I have a rough descriptive model for the way a student usually approaches the task of learning and a normative vision. First, I will describe the model. Second, I will describe the vision for what I call the capable student. Finally, I will propose a strategy that will encourage the desired change. The model for a student's habitual learning approach focuses on three distinct modes in which a student can attempt to learn. These are: sensation or feeling, belief or faith, and third, thinking or reasoning. I assert that if we could quantify to what extent the student attempts to use each of these, we would have a useful basis for a theory of human learning.
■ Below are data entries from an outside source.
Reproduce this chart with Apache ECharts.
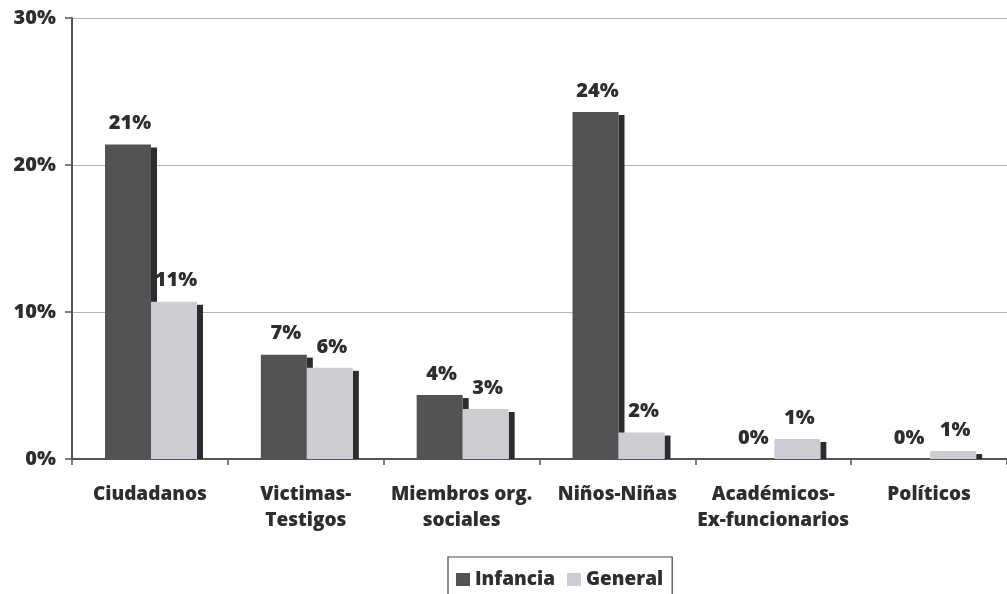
<!DOCTYPE html>
<html><head><meta charset="utf-8">
<script src="https://cdn.jsdelivr.net/npm/echarts@6/dist/echarts.min.js"></script>
<style>html,body{margin:0;padding:0;background:#fff}#c{width:1007px;height:594px}</style>
</head><body><div id="c"></div>
<script>
const categories = ['Ciudadanos', 'Victimas-\nTestigos', 'Miembros org.\nsociales', 'Niños-Niñas', 'Académicos-\nEx-funcionarios', 'Políticos'];
const infancia = [21.4, 7.1, 4.35, 23.6, 0, 0];
const general = [10.7, 6.2, 3.4, 1.8, 1.36, 0.54];
const yTicks = [0, 10, 20, 30];

const txt = '#2e2d2f';
const font = '"Open Sans", "Noto Sans", sans-serif';
const FW = 800;
const BAR_W = 46, SH_W = 6, SH_DY = 3, LEAD = 33;
const chart = echarts.init(document.getElementById('c'));

function makeRender(slot, color) {
  return function (params, api) {
    const idx = api.value(0), val = api.value(1);
    const base = api.coord([idx, 0]);
    const top = api.coord([idx, val]);
    const band = api.size([1, 0])[0];
    const x = base[0] - band / 2 + LEAD + slot * BAR_W;
    const h = base[1] - top[1];
    const children = [];
    if (h > SH_DY) {
      children.push({ type: 'rect', shape: { x: x + BAR_W, y: top[1] + SH_DY, width: SH_W, height: h - SH_DY },
        style: { fill: '#2c2c2e' } });
    }
    children.push({ type: 'rect', shape: { x: x, y: top[1], width: BAR_W, height: h }, style: { fill: color } });
    children.push({ type: 'text', style: {
      text: Math.round(val) + '%', x: x + BAR_W / 2 + 2, y: top[1] - 11,
      align: 'center', verticalAlign: 'bottom', fill: txt,
      font: FW + ' 20px ' + font } });
    return { type: 'group', children: children };
  };
}

chart.setOption({
  animation: false,
  grid: { left: 72, top: 18, bottom: 135, right: -7, containLabel: false },
  legend: {
    top: 557, left: 448, itemWidth: 14, itemHeight: 13, itemGap: 12,
    borderColor: '#444', borderWidth: 1.2, padding: [13, 9, 20, 8], borderRadius: 0,
    icon: 'rect',
    textStyle: { color: txt, fontFamily: font, fontWeight: FW, fontSize: 19, padding: [0, 0, 0, 0] },
    data: ['Infancia', 'General']
  },
  xAxis: {
    type: 'category', data: categories,
    axisLine: { lineStyle: { color: '#555', width: 2 } },
    axisTick: { show: true, length: 6, lineStyle: { color: '#555', width: 1.5 } },
    axisLabel: { color: txt, fontFamily: font, fontWeight: FW, fontSize: 19, lineHeight: 26, margin: 23, interval: 0 }
  },
  yAxis: {
    type: 'value', min: 0, max: 30, interval: 10,
    axisLine: { show: true, lineStyle: { color: '#555', width: 2 } },
    axisTick: { show: true, length: 7, lineStyle: { color: '#555', width: 1.5 } },
    splitLine: { lineStyle: { color: '#b4b4bc', width: 1.2 } },
    axisLabel: { color: txt, fontFamily: font, fontWeight: FW, fontSize: 20, margin: 16,
      formatter: v => yTicks.includes(v) ? v + '%' : '' }
  },
  series: [
    { name: 'Infancia', type: 'custom', data: infancia.map((v, i) => [i, v]),
      itemStyle: { color: '#545254' }, renderItem: makeRender(0, '#545254'), z: 3 },
    { name: 'General', type: 'custom', data: general.map((v, i) => [i, v]),
      itemStyle: { color: '#cdced3' }, renderItem: makeRender(1, '#cdced3'), z: 4 }
  ]
});
</script></body></html>
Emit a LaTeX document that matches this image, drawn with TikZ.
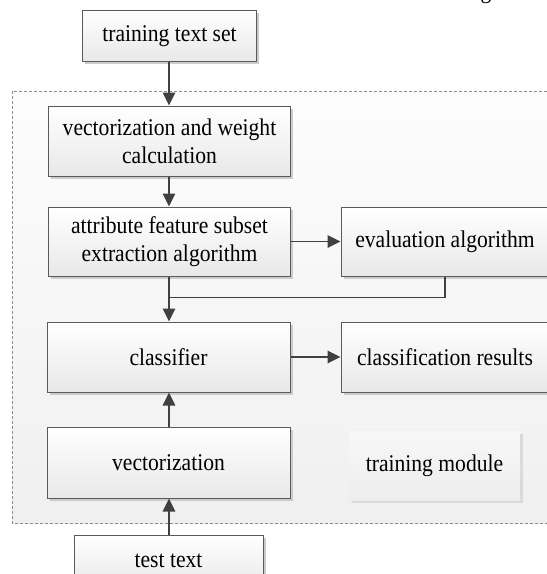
\documentclass[tikz,border=0pt]{standalone}
\usepackage{fontspec}
\setmainfont{Liberation Serif}[FakeStretch=0.9]
\usetikzlibrary{arrows.meta,shadows}
\definecolor{boxline}{HTML}{5A5A5A}
\definecolor{arrowc}{HTML}{404040}
\tikzset{
  box/.style={draw=boxline, line width=1pt, top color=white, bottom color=black!9,
    drop shadow={shadow xshift=2.5pt, shadow yshift=-2.5pt, fill=black!20, opacity=1},
    align=center, inner sep=2pt, font=\fontsize{24}{28}\selectfont},
  plainbox/.style={draw=none, top color=white!97!black, bottom color=black!7,
    drop shadow={shadow xshift=2.5pt, shadow yshift=-2.5pt, fill=black!15, opacity=1},
    align=center, font=\fontsize{24}{28}\selectfont},
  conn/.style={draw=arrowc, line width=1.8pt, -{Triangle[length=13pt,width=12.5pt]}},
  plainconn/.style={draw=arrowc, line width=1.8pt},
}
\begin{document}
\begin{tikzpicture}[x=1pt,y=-1pt]
\useasboundingbox (0,0) rectangle (547,574);
% training module region
\path[draw=black!45, densely dashed, line width=0.6pt, top color=black!1, bottom color=black!6]
  (12,91) rectangle (600,523);
% cut-off title fragment
\node[anchor=base, font=\fontsize{24}{28}\selectfont, inner sep=0] (ttl) at (486,-2) {g};
% nodes
\node[box, minimum width=174pt, minimum height=51.5pt] (tts) at (169.5,36) {training text set};
\node[box, minimum width=242pt, minimum height=70pt] (vwc) at (169.5,141) {vectorization and weight\\calculation};
\node[box, minimum width=242pt, minimum height=69pt] (attr) at (169.5,241.5) {attribute feature subset\\extraction algorithm};
\node[box, minimum width=208pt, minimum height=69pt] (eval) at (445,241.5) {evaluation algorithm};
\node[box, minimum width=243pt, minimum height=70pt] (cls) at (168.5,357) {classifier};
\node[box, minimum width=208pt, minimum height=70pt] (res) at (445,357) {classification results};
\node[box, minimum width=243pt, minimum height=71pt] (vec) at (168.5,462.5) {vectorization};
\node[plainbox, minimum width=171pt, minimum height=69pt] (tm) at (434.5,465.5) {training module};
\node[box, minimum width=189pt, minimum height=52pt] (tst) at (168.5,561) {test text};
% connectors
\coordinate (j) at (169,297.5);
\draw[conn] (tts.south -| 169,0) -- (vwc.north -| 169,0);
\draw[conn] (vwc.south -| 169,0) -- (attr.north -| 169,0);
\draw[conn] (attr.east) -- (eval.west);
\draw[plainconn] (eval.south) |- (j);
\draw[conn] (attr.south -| 169,0) -- (cls.north -| 169,0);
\draw[conn] (cls.east) -- (res.west);
\draw[conn] (vec.north -| 169,0) -- (cls.south -| 169,0);
\draw[conn] (tst.north -| 169,0) -- (vec.south -| 169,0);
\end{tikzpicture}
\end{document}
Feeling is so basic that we assume that babies do it and we easily regard animals as feeling also. We assume that we have been seeing, hearing, and touching ever since our birth. Feeling is the core of what physicists like to call naive realism, the philosophy that the world is very much like what we perceive. In spite of this pejorative, our sensations are indeed the final arbitrars of both taste and knowledge.
A person who attempts to learn through his or her sensations is likely to specialize in one particular sense. This gives rise to the term "style of learning" which we characterize as dominant in visual, auditory, or kinesthetic interactions.
There seems to be an element of innate talent for sensory abilities. We can all recall acquaintances who demonstrate exceptional ability to capture information via sight, sound or touch.
These sensory learning styles are obviously applicable to the arts but by no means are they restricted to them. Indeed, one purpose of theory in science is to generate information that can be interpreted as extensions of our senses, thus allowing us to continue with sensory learning without direct contact. The telescope, the microscope, ultraviolet and infrared radiation detectors illustrate this principle.
In addition, the "abstract disciplines" like mathematics, philosophy, and logic focus on reasoning mode almost exclusively. Reasoning mode is heavily dependent on language skills as well, both natural human languages and the artificial languages of mathematics and symbolic logic.
There is a definite bias on the part of many academics in favor of reasoning mode as compared with feeling mode. This bias is partially counterbalanced by esthetic concerns common to the fine arts and literature.
There is general agreement among many academics that at least the maximum potential reasoning ability is innate and that there are thus natural limits to what we can expect of some students. Perhaps in this age of egalitarianism, this assertion would not be easily accepted as polite, but there is empirical evidence that some people find convincing.
The credibility of some authority figure is such that his/her statements are unchallenged by all except a rebellious minority of students. When adolescents begin to question authority, the effectiveness of the faith mode of learning declines and few students have the resources to develop an alternative. What many university professors and secondary teachers forget is that they are not automatically credible. To be effective, they must convince skeptical students to trust them. Skipping this step may prejudice the success of their course.
Often a student makes a devil's bargain to pretend to accept the instructor's authority for the purposes of completing course requirements. The natural outcome of this practice of deceit is cynicism. The concentration on this form of learning is so complete that many students fail to recognize that there is any other kind. Since most of their experience with learning has been involved with this approach, it is reasonable to assume that our students rarely develop skill in reasoning or observation without explicit instruction.
My vision of a capable learner is one who is conscious of using his or her mind as a reliable tool for learning. Thus such a student will identify one or more learning objectives, build a plan to achieve these objectives with those skills in which s/he has confidence, and execute the plan.
The willingness and ability to evaluate one's own work is an essential component of successful learning. The ideal student will take time to review the solution to a problem to be sure it is both correct and understandable and to determine if there are any lessons of long term value on which s/he should focus.
Whatever strategy we adopt, it should take advantage of the resources available in the cooperative learning environment. A single professor will not have the ability to interact with each of thirty individuals to achieve this profound change. I suggest that we arrange matters so that students are thrown together and must divulge their study patterns.
Thus, our first requirement is an instrument that will allow students to make a quantitative assessment of their own styles. Rather than digress to consider now how to achieve this, let us simply put it on a queue of tasks we need to accomplish.
Since the self-revelation implicit by sharing a self-assessment with one's peers is likely to be unfamiliar if not threatening, we need to provide a structured context in which it appears natural. This gives rise to a second task which we will add to the agenda.
A public commitment to personal change is useful to help one maintain the discipline required. We need to have some rite of passage in which a student makes such a commitment, not because the instructor demands it, but because the student "feels" it appropriate.
In order for the change to be effective, the student must perceive that something has improved. Some benefit that the student appreciates must accrue when the evidence of change is patent. For evidence, we will suggest a repeat of the self-assessment, reevaluating strategies.